C++ recursive course scheduler for small school/co-op environments.
Input: When is everyone available? What courses is everyone involved with? Output: All possible schedules, but paired down with some filtering (see below).
See here for an example.
Unless you want to manually make the CSV file used below (not recommended), make a Google sheet with the input data.
- In the first sheet ("availability"), the first column contains each person's name, while remaining columns correspond to the timeslots in consideration. A "Y" indicates the given person's availability during the given timeslot; anything else (include nothing) indicates inavailability. Note that the first name in each column is considered the course's teacher; this has no meaning until the schedule ranking step (see below).
- In the second sheet ("course_involvements"), the columns correspond to courses. Under each course's name is a list of the people involved in (i.e., enrolled or teaching) that course. These names must correspond exactly to those in the first sheet. Note: spaces in the course/person names are fine, but commas are not.
- Clone this repo and compile with
g++ -O3 -o scheduler scheduler.cpp
. - Get the CSV files for each sheet (
File -> Download -> Comma Separated Values (.csv)
), move them to the directory with thescheduler
binary, and convert the Windows-style line endings to Unix-style line endings (seedos2unix
). - Run
./scheduler [availability_file].csv [course_involvements_file].csv
.
- Parse the input data (and output the parsed data).

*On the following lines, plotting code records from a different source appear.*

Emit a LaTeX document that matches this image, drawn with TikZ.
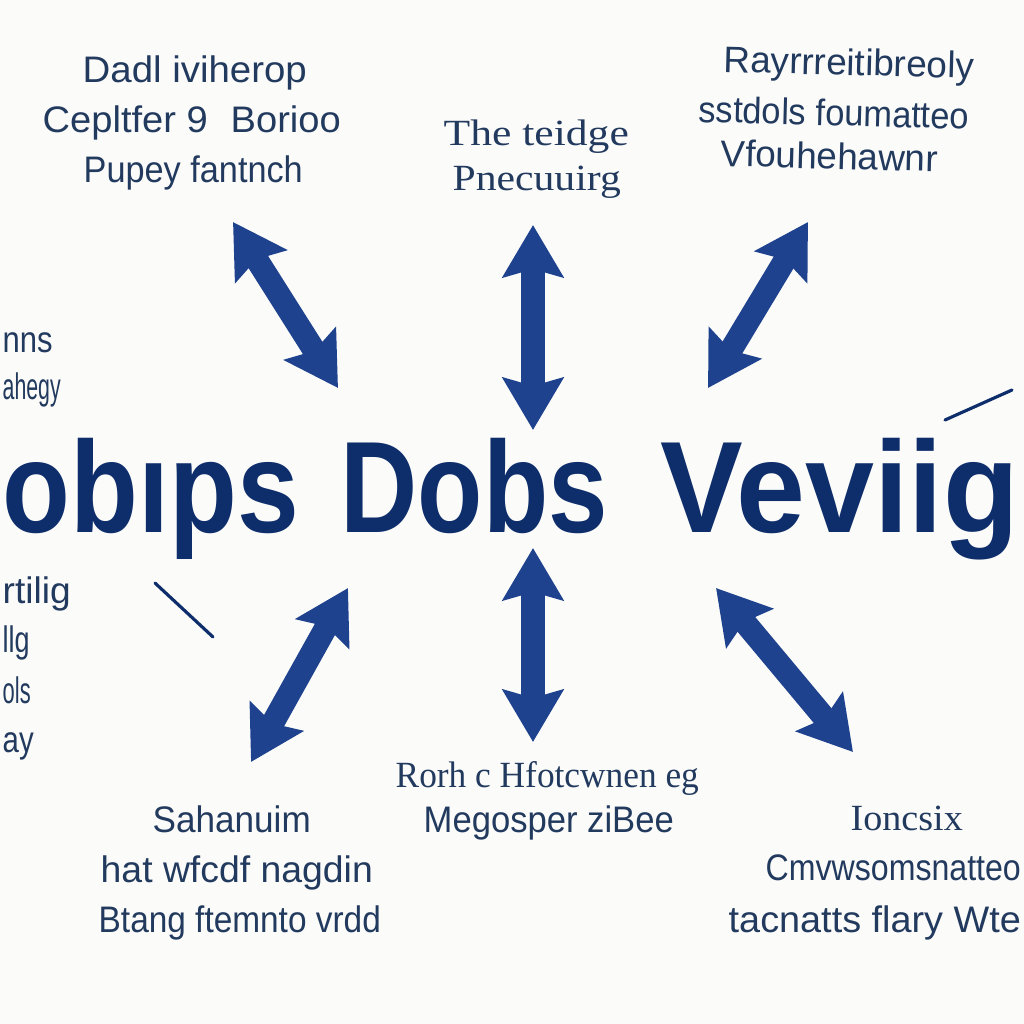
\documentclass[tikz,border=0pt]{standalone}
\usepackage{fontspec}
\setmainfont{Liberation Sans}
\newfontfamily\serifx{Liberation Serif}
\usetikzlibrary{arrows.meta}
\definecolor{navytxt}{HTML}{0E2D6B}
\definecolor{labtxt}{HTML}{223A5E}
\definecolor{arrowc}{HTML}{1F428F}
\definecolor{bgc}{HTML}{FBFBFA}
\newcommand{\fitline}[2]{\resizebox{#1}{\height}{#2}}
\begin{document}
\begin{tikzpicture}[x=0.01cm,y=-0.01cm,
  lab/.style={anchor=base west, inner sep=0pt, text=labtxt, font=\fontsize{10.5}{12}\selectfont},
  slab/.style={lab, font=\fontsize{10.5}{12}\selectfont\serifx},
  big/.style={anchor=base west, inner sep=0pt, text=navytxt, font=\fontsize{37}{40}\selectfont\bfseries},
  barrow/.style={draw=arrowc, line width=0.23cm,
    {Stealth[length=0.52cm,width=0.6cm,inset=0.08cm]}-{Stealth[length=0.52cm,width=0.6cm,inset=0.08cm]}},
  thinline/.style={draw=navytxt, line width=0.9pt, line cap=round}]
\useasboundingbox (0,0) rectangle (1024,1024);
\fill[bgc] (0,0) rectangle (1024,1024);
\clip (0,0) rectangle (1024,1024);

% central title
\node[big] (w1) at (2,532) {\fitline{2.96cm}{obıps}};
\node[big] (w2) at (340,532) {\fitline{2.67cm}{Dobs}};
\node[big] (w3) at (660,532) {\fitline{3.58cm}{Veviig}};

% top-left block
\node[lab] (tl1) at (82,82) {\fitline{2.24cm}{Dadl iviherop}};
\node[lab] (tl2) at (42,132) {\fitline{2.98cm}{Cepltfer 9\hspace{0.6em}Borioo}};
\node[lab] (tl3) at (83,182) {\fitline{2.19cm}{Pupey fantnch}};

% top-middle block
\node[slab] (tm1) at (443,145) {\fitline{1.85cm}{The teidge}};
\node[slab] (tm2) at (452,190) {\fitline{1.68cm}{Pnecuuirg}};

% top-right block
\node[lab, rotate=-1.5] (tr1) at (723,72) {\fitline{2.5cm}{Rayrrreitibreoly}};
\node[lab, rotate=-1.5] (tr2) at (698,122) {\fitline{2.7cm}{sstdols foumatteo}};
\node[lab, rotate=-1.5] (tr3) at (720,166) {\fitline{2.17cm}{Vfouhehawnr}};

% left edge fragments
\node[lab] (l1) at (2,352) {\fitline{0.5cm}{nns}};
\node[lab] (l2) at (2,399) {\fitline{0.58cm}{ahegy}};
\node[lab] (l3) at (2,603) {\fitline{0.68cm}{rtilig}};
\node[lab] (l4) at (2,652) {\fitline{0.27cm}{llg}};
\node[lab] (l5) at (2,703) {\fitline{0.28cm}{ols}};
\node[lab] (l6) at (2,752) {\fitline{0.31cm}{ay}};

% bottom-middle block
\node[slab] (bm1) at (395,787) {\fitline{3.03cm}{Rorh c Hfotcwnen eg}};
\node[lab] (bm2) at (423,832) {\fitline{2.5cm}{Megosper ziBee}};

% bottom-left block
\node[lab] (bl1) at (152,832) {\fitline{1.58cm}{Sahanuim}};
\node[lab] (bl2) at (100,882) {\fitline{2.72cm}{hat wfcdf nagdin}};
\node[lab] (bl3) at (98,932) {\fitline{2.82cm}{Btang ftemnto vrdd}};

% bottom-right block
\node[slab] (br1) at (850,830) {\fitline{1.12cm}{Ioncsix}};
\node[lab] (br2) at (765,880) {\fitline{2.55cm}{Cmvwsomsnatteo}};
\node[lab] (br3) at (728,932) {\fitline{2.92cm}{tacnatts flary Wte}};

% arrow end points
\coordinate (a1s) at (233,222); \coordinate (a1e) at (338,388);
\coordinate (a2s) at (533,225); \coordinate (a2e) at (533,430);
\coordinate (a3s) at (808,222); \coordinate (a3e) at (708,388);
\coordinate (a4s) at (348,588); \coordinate (a4e) at (251,762);
\coordinate (a5s) at (533,548); \coordinate (a5e) at (533,742);
\coordinate (a6s) at (716,588); \coordinate (a6e) at (853,752);

\draw[barrow] (a1s) -- (a1e);
\draw[barrow] (a2s) -- (a2e);
\draw[barrow] (a3s) -- (a3e);
\draw[barrow] (a4s) -- (a4e);
\draw[barrow] (a5s) -- (a5e);
\draw[barrow] (a6s) -- (a6e);

% thin strokes
\coordinate (t1s) at (155,583); \coordinate (t1e) at (213,637);
\coordinate (t2s) at (945,420); \coordinate (t2e) at (1012,390);
\draw[thinline] (t1s) -- (t1e);
\draw[thinline] (t2s) -- (t2e);
\end{tikzpicture}
\end{document}
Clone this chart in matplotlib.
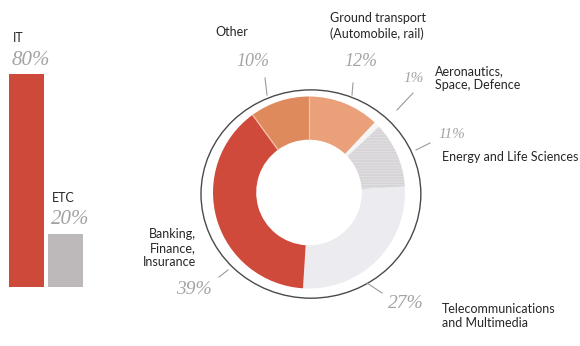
import matplotlib
matplotlib.use("Agg")
import matplotlib.pyplot as plt
import numpy as np
from matplotlib.patches import Ellipse
from matplotlib.lines import Line2D

# --- data -------------------------------------------------------------
bar_categories = ["IT", "ETC"]
bar_values = [80, 20]

sectors = ["Ground transport\n(Automobile, rail)",
           "Aeronautics,\nSpace, Defence",
           "Energy and Life Sciences",
           "Telecommunications\nand Multimedia",
           "Banking,\nFinance,\nInsurance",
           "Other"]
sector_values = [12, 1, 11, 27, 39, 10]

# --- style ------------------------------------------------------------
W, H = 580, 346
LABEL_FONT = "Lato"
PCT_FONT = "Liberation Serif"
PCT_COLOR = "#a3a3a3"
TEXT_COLOR = "#262626"
bar_colors = ["#cd4a3b", "#bdb9ba"]
sector_colors = ["#eaa079", "#f6f5f6", "#d7d4d7", "#ebebf0", "#cf4a3b", "#de8a5d"]
plt.rcParams["hatch.linewidth"] = 0.6

fig = plt.figure(figsize=(W / 100, H / 100), dpi=100)
fig.patch.set_facecolor("white")


def fx(x):
    return x / W


def fy(y):
    return 1 - y / H


# --- left bar chart ---------------------------------------------------
axb = fig.add_axes([0, fy(287), 100 / W, 266 / H])
xpos = np.arange(len(bar_categories))
bars = axb.bar(xpos, bar_values, width=0.9, color=bar_colors, linewidth=0)
axb.set_xlim(-0.68, 1.885)
axb.set_ylim(0, 100)
axb.axis("off")
for rect, cat, val in zip(bars, bar_categories, bar_values):
    x0 = rect.get_x()
    top = rect.get_height()
    axb.annotate(cat, (x0, top), xytext=(3, 26), textcoords="offset points",
                 ha="left", va="center", fontsize=9, family=LABEL_FONT,
                 color=TEXT_COLOR)
    axb.annotate(f"{val}%", (x0, top), xytext=(2, 10), textcoords="offset points",
                 ha="left", va="center", fontsize=15, family=PCT_FONT,
                 style="italic", color=PCT_COLOR)

# --- donut ------------------------------------------------------------
cx, cy, box = 309, 192.5, 240
axp = fig.add_axes([fx(cx - box / 2), fy(cy + box / 2), box / W, box / H])
axp.set_xlim(-1.25, 1.25)
axp.set_ylim(-1.25, 1.25)
axp.set_aspect("equal")
axp.axis("off")
inner_r = 0.55
wedges, _ = axp.pie(sector_values, colors=sector_colors, startangle=90,
                    counterclock=False, radius=1.0,
                    wedgeprops=dict(width=1 - inner_r, linewidth=0, edgecolor="none"))
# faint horizontal texture on the energy sector
wedges[2].set_hatch("------")
wedges[2].set_edgecolor("#e3e1e3")
wedges[2].set_linewidth(0)

# light radial separators between the warm sectors
bounds = 90 - 360 * np.cumsum(sector_values) / np.sum(sector_values)
for ang in (bounds[4], bounds[5]):
    a = np.deg2rad(ang)
    axp.plot([inner_r * np.cos(a), np.cos(a)], [inner_r * np.sin(a), np.sin(a)],
             color="#f3c6a8", linewidth=0.9, solid_capstyle="butt")

ring = Ellipse((0.02, -0.016), 2.29, 2.17, fill=False, edgecolor="#4a4a4a",
               linewidth=1.0, clip_on=False)
axp.add_patch(ring)

# --- sector labels, percentages and leader lines (pixel layout) -------
layout = [
    # label xy, ha, pct xy, pct size, leader (x0, y0, x1, y1)
    ((330, 26), "left", (361, 62), 13, (353, 83, 352, 95)),
    ((435, 78), "left", (414, 79), 11, (413, 93, 397, 110)),
    ((442, 157), "left", (452, 134), 11, (430, 143, 416, 150)),
    ((442, 316), "left", (406, 303), 14, (367, 283, 382, 293)),
    ((196, 248), "right", (194, 290), 14, (228, 270, 219, 277)),
    ((232, 32), "center", (253, 62), 13, (265, 78, 267, 95)),
]
for name, val, (lxy, ha, pxy, psize, ld) in zip(sectors, sector_values, layout):
    fig.text(fx(lxy[0]), fy(lxy[1]), name, ha=ha, va="center",
             fontsize=9, family=LABEL_FONT, color=TEXT_COLOR,
             linespacing=1.25, multialignment=ha)
    fig.text(fx(pxy[0]), fy(pxy[1]), f"{val}%", ha="center", va="center",
             fontsize=psize, family=PCT_FONT, style="italic", color=PCT_COLOR)
    fig.add_artist(Line2D([fx(ld[0]), fx(ld[2])], [fy(ld[1]), fy(ld[3])],
                          color="#9a9a9a", linewidth=0.8))

fig.savefig("out.png", dpi=100, facecolor="white")
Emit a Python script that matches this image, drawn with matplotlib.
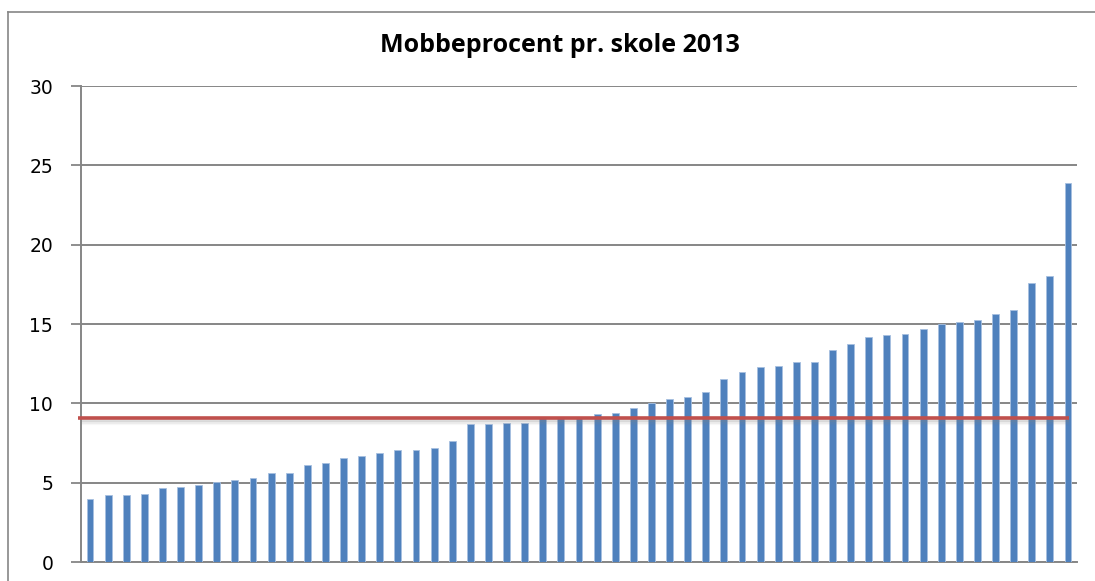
import matplotlib
matplotlib.use("Agg")
import matplotlib.pyplot as plt
from matplotlib.lines import Line2D
import numpy as np

title = "Mobbeprocent pr. skole 2013"
values = [4.0, 4.2, 4.2, 4.3, 4.65, 4.75, 4.85, 5.05, 5.18, 5.28,
          5.6, 5.6, 6.14, 6.25, 6.56, 6.66, 6.87, 7.09, 7.09, 7.19,
          7.6, 8.67, 8.67, 8.78, 8.78, 9.05, 9.05, 9.05, 9.3, 9.41,
          9.73, 10.04, 10.27, 10.38, 10.7, 11.56, 11.95, 12.27, 12.37, 12.59,
          12.59, 13.33, 13.75, 14.17, 14.28, 14.4, 14.7, 15.03, 15.13, 15.24,
          15.66, 15.87, 17.57, 18.0, 23.86]
mean_value = 9.07
yticks = [0, 5, 10, 15, 20, 25, 30]

fig = plt.figure(figsize=(10.95, 5.81), dpi=100)
ax = fig.add_axes([81/1095, 19/581, (1077-81)/1095, (562-86)/581])

x = np.arange(len(values))
ax.bar(x, values, width=0.38, color="#4F81BD", edgecolor="#A7C0E0", linewidth=0.6, zorder=3)

# mean line with soft shadow
x0, x1 = -0.66, 54.06
for off, a in [(0.12, 0.18), (0.22, 0.10), (0.32, 0.05)]:
    ax.plot([x0, x1], [mean_value - off, mean_value - off], color="#808080", alpha=a, lw=3, zorder=4, solid_capstyle="butt")
ax.plot([x0, x1], [mean_value, mean_value], color="#C0504D", lw=2.6, zorder=5, solid_capstyle="butt", clip_on=False)

ax.set_xlim(-0.5, len(values) - 0.5)
ax.set_ylim(0, 30)
ax.set_yticks(yticks)
ax.set_yticklabels([str(t) for t in yticks], fontsize=13.5, fontfamily="DejaVu Sans")
ax.tick_params(axis="y", length=7, width=1.3, color="#868686", pad=13)
ax.tick_params(axis="x", length=0, labelbottom=False)
ax.grid(axis="y", color="#868686", lw=1.4, zorder=1)
for s in ["top", "right"]:
    ax.spines[s].set_visible(False)
for s in ["left", "bottom"]:
    ax.spines[s].set_color("#868686")
    ax.spines[s].set_linewidth(1.4)
ax.set_axisbelow(True)

fig.text(560/1095, 1 - 45/581, title, ha="center", va="center", fontsize=18,
         fontweight="bold", fontfamily="Open Sans", fontstretch="condensed")

# outer chart border
fig.add_artist(Line2D([8/1095, 8/1095], [0, 1 - 12/581], transform=fig.transFigure, color="#868686", lw=1.2))
fig.add_artist(Line2D([8/1095, 1.0], [1 - 12/581, 1 - 12/581], transform=fig.transFigure, color="#868686", lw=1.2))

fig.savefig("out.png", dpi=100)
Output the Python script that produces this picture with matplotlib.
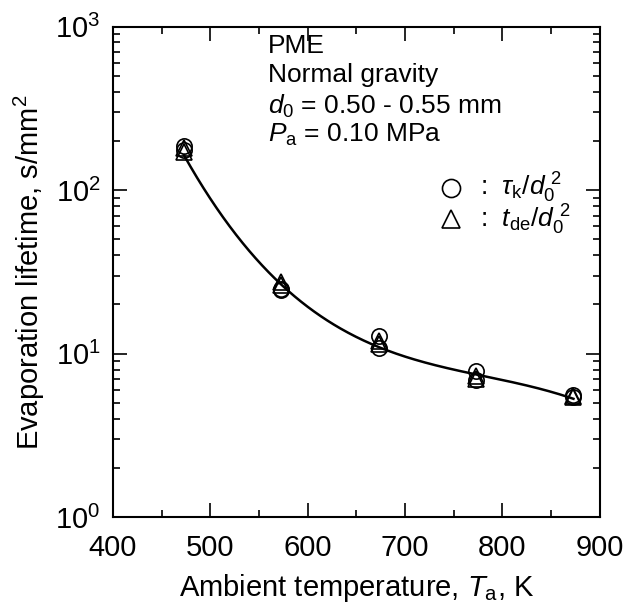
import numpy as np
import matplotlib
matplotlib.use("Agg")
import matplotlib.pyplot as plt
from matplotlib.ticker import LogLocator, MultipleLocator, LogFormatterMathtext, NullFormatter

plt.rcParams['font.family'] = ['Liberation Sans', 'DejaVu Sans']
plt.rcParams['mathtext.fontset'] = 'custom'
plt.rcParams['mathtext.rm'] = 'Liberation Sans'
plt.rcParams['mathtext.it'] = 'Liberation Sans:italic'
plt.rcParams['mathtext.bf'] = 'Liberation Sans:bold'

# Ambient temperature (K)
temperature = [473, 573, 673, 773, 873]
# tau_k / d0^2 (s/mm^2), two runs per temperature
tau_run1 = [186, 25.0, 12.8, 7.8, 5.6]
tau_run2 = [176, 24.6, 10.8, 6.9, 5.4]
# t_de / d0^2 (s/mm^2), two runs per temperature
tde_run1 = [172, 27.5, 12.0, 7.3, 5.5]
tde_run2 = [180, 26.5, 11.5, 7.0, 5.4]
# Smooth fit through the data
fit_values = [165, 25.5, 11.6, 7.2, 5.35]

fig = plt.figure(figsize=(6.38, 6.05), dpi=100)
ax = fig.add_axes([0.177, 0.145, 0.763, 0.811])

coef = np.polyfit(temperature, np.log10(fit_values), 3)
tt = np.linspace(temperature[0], temperature[-1], 300)
ax.plot(tt, 10 ** np.polyval(coef, tt), color='black', lw=1.8, zorder=2)

mk = dict(ms=11, mfc='none', mec='black', mew=1.2, ls='none', zorder=3)
ax.plot(temperature, tau_run1, marker='o', **mk)
ax.plot(temperature, tau_run2, marker='o', **mk)
ax.plot(temperature, tde_run1, marker='^', **mk)
ax.plot(temperature, tde_run2, marker='^', **mk)

ax.set_yscale('log')
ax.set_xlim(400, 900)
ax.set_ylim(1, 1000)
ax.xaxis.set_major_locator(MultipleLocator(100))
ax.xaxis.set_minor_locator(MultipleLocator(50))
ax.yaxis.set_major_locator(LogLocator(base=10))
ax.yaxis.set_minor_locator(LogLocator(base=10, subs=np.arange(2, 10)))
ax.yaxis.set_major_formatter(LogFormatterMathtext())
ax.yaxis.set_minor_formatter(NullFormatter())

ax.tick_params(which='both', direction='in', top=True, right=True, width=1.2, labelsize=21)
ax.tick_params(which='major', length=10)
ax.tick_params(axis='x', which='major', pad=12)
ax.tick_params(axis='y', which='major', pad=9)
ax.tick_params(which='minor', length=5)
for s in ax.spines.values():
    s.set_linewidth(1.5)

ax.set_xlabel(r'Ambient temperature, $T_\mathrm{a}$, K', fontsize=21, labelpad=7)
ax.set_ylabel(r'Evaporation lifetime, s/mm$^2$', fontsize=21, labelpad=6)

tx = 0.318
ax.text(tx, 0.985, 'PME', transform=ax.transAxes, fontsize=19, va='top')
ax.text(tx, 0.925, 'Normal gravity', transform=ax.transAxes, fontsize=19, va='top')
ax.text(tx, 0.865, r'$d_0$ = 0.50 - 0.55 mm', transform=ax.transAxes, fontsize=19, va='top')
ax.text(tx, 0.805, r'$P_\mathrm{a}$ = 0.10 MPa', transform=ax.transAxes, fontsize=19, va='top')

# Legend entries
lx = 0.695
ax.plot([lx], [0.672], marker='o', transform=ax.transAxes, ms=13, mfc='none', mec='black', mew=1.2, clip_on=False)
ax.plot([lx], [0.607], marker='^', transform=ax.transAxes, ms=13, mfc='none', mec='black', mew=1.2, clip_on=False)
ax.text(0.755, 0.672, r':  $\tau_\mathrm{k}/d_0^{\ 2}$', transform=ax.transAxes, fontsize=19, va='center')
ax.text(0.755, 0.607, r':  $t_\mathrm{de}/d_0^{\ 2}$', transform=ax.transAxes, fontsize=19, va='center')

fig.savefig('out.png', dpi=100)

- Run a recursive DFS, trying to schedule each course at each timeslot (this can take a long time; see below). This will tend to produce either no solutions or a large number of them.
- If there are multiple solutions, the program will rank them based on how well they minimize the amount of time that teachers must spend waiting in between classes (i.e., back-to-back teaching is preferred), assigning each solution a score. Lower scores are better. The best solutions, using this metric, will be displayed.
Here is the output with the simple example Google sheet referenced above:
Course involvements:
Course1: Dylan Bob, Musk Elon, Ford Harrison, Zuckerberg Mark,
Course2: Dylan Bob,
Course3: Musk Elon, Zuckerberg Mark,
Course4: Dylan Bob, Ford Harrison, Zuckerberg Mark,
Person availability:
Dylan Bob: Time1, Time2, Time3, Time4,
Musk Elon: Time3, Time5,
Ford Harrison: Time2, Time3, Time4, Time5,
Zuckerberg Mark: Time1, Time2, Time3, Time4, Time5,
Starting scheduling!
Done scheduling. Found 4 solutions.
Finding top solutions.
Best schedule (score = 0) no. 0:
Time1: Course2
Time2: Course4
Time3: Course1
Time4:
Time5: Course3
------------------
Best schedule (score = 0) no. 1:
Time1:
Time2: Course2
Time3: Course1
Time4: Course4
Time5: Course3
------------------
Best schedule (score = 0) no. 2:
Time1:
Time2: Course4
Time3: Course1
Time4: Course2
Time5: Course3
------------------
The DFS's run time can vary wildly due to the problems exponential nature. Due to increased pruning, when there are fewer solutions (or no solutions), the algorithm runs faster.
Directing the search can have a huge impact on performance. The DFS tries scheduling courses in the order that they appear in the Google sheet. Putting the courses which are harder to schedule/more likely to cause conflicts (teachers are available less often, more students enrolled, more grade levels covered, etc.) earlier in the input will cause the pruning to take effect sooner, significantly reducing the number of function calls which must occur.
Note that the output indicates how many solutions have been found so far. If there are any solutions, this number will probably start increasing early on. If there are no solutions, nothing will be printed while running. This can be a useful way of determining if there will be any solutions with the given input without waiting for the DFS to actually finish.